**STATED TASK:** Copy out the lines that have "matplotlib" in them.

**STORED DATA:**
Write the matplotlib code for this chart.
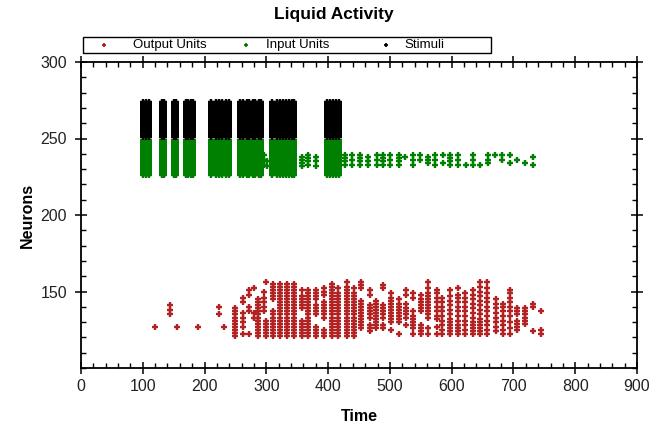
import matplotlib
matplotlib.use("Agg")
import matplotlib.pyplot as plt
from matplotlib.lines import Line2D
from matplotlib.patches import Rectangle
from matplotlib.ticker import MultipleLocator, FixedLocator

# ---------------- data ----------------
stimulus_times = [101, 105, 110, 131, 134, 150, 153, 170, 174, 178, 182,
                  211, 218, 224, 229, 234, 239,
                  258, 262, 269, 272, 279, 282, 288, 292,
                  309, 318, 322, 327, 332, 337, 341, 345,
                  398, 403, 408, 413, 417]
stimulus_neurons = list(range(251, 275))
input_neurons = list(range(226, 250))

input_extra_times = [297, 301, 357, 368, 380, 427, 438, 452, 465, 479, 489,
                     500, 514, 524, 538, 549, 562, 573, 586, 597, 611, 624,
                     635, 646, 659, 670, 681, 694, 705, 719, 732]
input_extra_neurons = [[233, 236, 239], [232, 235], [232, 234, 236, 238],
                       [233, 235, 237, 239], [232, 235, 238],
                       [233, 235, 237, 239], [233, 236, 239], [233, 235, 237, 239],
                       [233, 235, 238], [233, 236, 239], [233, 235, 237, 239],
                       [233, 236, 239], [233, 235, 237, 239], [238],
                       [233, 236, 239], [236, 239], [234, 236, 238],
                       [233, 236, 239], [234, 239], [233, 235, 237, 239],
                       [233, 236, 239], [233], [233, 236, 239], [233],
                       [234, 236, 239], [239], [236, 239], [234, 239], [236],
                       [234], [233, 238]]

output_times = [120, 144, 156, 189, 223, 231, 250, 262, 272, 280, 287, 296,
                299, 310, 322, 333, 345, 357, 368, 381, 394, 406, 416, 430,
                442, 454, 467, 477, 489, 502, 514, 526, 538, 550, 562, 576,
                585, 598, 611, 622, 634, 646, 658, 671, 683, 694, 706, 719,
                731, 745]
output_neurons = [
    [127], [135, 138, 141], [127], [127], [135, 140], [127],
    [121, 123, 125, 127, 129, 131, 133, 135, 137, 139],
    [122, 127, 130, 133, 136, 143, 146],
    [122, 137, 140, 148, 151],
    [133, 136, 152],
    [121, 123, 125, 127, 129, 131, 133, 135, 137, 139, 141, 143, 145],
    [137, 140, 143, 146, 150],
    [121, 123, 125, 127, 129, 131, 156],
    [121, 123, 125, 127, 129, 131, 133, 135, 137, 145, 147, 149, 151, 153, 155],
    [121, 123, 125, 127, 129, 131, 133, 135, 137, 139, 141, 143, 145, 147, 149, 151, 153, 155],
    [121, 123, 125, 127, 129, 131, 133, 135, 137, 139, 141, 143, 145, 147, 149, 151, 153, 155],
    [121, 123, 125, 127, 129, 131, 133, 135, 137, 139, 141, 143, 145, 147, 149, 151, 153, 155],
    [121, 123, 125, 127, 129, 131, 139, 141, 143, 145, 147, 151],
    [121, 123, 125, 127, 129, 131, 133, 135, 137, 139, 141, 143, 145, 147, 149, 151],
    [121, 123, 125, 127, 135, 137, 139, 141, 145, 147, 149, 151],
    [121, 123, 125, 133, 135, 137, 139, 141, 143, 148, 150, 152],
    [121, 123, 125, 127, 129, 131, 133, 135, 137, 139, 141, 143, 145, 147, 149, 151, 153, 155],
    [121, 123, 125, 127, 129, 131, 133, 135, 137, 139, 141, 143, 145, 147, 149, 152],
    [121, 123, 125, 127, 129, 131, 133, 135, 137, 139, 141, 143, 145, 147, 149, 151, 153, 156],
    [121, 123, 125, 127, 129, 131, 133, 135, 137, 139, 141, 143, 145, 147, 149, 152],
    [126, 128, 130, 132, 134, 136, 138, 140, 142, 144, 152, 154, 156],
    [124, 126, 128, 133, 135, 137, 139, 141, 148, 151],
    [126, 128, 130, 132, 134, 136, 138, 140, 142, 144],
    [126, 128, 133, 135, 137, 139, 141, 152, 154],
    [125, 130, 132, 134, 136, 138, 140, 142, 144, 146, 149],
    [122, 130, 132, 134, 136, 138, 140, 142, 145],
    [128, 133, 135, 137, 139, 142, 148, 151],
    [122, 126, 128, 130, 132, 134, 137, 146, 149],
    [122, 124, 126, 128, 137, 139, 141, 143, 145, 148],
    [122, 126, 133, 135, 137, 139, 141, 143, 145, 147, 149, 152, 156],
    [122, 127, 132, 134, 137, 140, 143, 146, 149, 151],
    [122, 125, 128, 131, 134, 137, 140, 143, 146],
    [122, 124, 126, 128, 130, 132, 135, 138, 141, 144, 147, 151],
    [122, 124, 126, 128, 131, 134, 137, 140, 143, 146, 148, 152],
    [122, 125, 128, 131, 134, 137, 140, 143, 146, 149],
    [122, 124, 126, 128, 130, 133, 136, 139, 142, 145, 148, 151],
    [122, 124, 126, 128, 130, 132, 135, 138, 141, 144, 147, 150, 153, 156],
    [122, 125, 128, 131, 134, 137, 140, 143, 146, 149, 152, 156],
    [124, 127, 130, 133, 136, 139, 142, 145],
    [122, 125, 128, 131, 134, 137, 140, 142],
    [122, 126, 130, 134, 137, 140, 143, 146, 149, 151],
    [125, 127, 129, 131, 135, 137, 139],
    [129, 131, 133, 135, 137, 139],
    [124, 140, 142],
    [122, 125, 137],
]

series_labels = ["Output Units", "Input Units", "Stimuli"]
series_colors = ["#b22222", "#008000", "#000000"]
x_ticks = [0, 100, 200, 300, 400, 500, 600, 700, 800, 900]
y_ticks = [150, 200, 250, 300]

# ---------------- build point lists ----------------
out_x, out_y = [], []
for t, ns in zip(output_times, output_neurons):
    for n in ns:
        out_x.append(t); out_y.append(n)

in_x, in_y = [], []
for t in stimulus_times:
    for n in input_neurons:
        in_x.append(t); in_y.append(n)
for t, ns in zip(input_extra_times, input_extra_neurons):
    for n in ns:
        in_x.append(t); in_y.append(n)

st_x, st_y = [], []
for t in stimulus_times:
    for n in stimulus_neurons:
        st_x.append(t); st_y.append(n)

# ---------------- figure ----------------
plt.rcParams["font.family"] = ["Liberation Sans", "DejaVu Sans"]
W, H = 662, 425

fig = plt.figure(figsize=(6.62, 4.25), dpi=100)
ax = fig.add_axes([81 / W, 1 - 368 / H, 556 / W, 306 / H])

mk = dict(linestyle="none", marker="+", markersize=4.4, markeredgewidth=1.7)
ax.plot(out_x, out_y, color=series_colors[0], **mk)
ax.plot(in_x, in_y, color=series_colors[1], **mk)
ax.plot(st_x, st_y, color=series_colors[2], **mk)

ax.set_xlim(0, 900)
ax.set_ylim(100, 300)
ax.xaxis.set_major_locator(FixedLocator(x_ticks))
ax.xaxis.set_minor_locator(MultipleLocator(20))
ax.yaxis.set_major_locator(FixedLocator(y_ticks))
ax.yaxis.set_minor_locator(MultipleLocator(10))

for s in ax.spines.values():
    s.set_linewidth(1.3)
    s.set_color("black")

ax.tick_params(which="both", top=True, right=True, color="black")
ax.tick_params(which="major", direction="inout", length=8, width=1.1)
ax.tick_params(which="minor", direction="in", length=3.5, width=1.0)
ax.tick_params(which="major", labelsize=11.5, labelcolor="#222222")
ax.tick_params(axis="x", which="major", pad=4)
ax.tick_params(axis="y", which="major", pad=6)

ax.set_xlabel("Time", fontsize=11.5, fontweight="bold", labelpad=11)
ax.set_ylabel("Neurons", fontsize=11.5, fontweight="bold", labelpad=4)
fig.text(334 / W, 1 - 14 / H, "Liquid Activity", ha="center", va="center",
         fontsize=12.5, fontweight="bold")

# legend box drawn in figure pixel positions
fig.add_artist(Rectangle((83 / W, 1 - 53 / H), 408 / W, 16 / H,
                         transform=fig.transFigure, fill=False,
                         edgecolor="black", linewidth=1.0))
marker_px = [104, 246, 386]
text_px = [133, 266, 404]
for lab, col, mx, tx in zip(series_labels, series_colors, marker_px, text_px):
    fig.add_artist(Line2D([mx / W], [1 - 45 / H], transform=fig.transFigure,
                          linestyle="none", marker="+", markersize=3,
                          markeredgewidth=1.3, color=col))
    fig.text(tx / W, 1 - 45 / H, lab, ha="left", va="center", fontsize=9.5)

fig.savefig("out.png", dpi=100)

**WRITTEN REPLY:**
Write the matplotlib code for this chart.
import matplotlib
matplotlib.use("Agg")
import matplotlib.pyplot as plt
from matplotlib.lines import Line2D
from matplotlib.patches import Rectangle
from matplotlib.ticker import MultipleLocator, FixedLocator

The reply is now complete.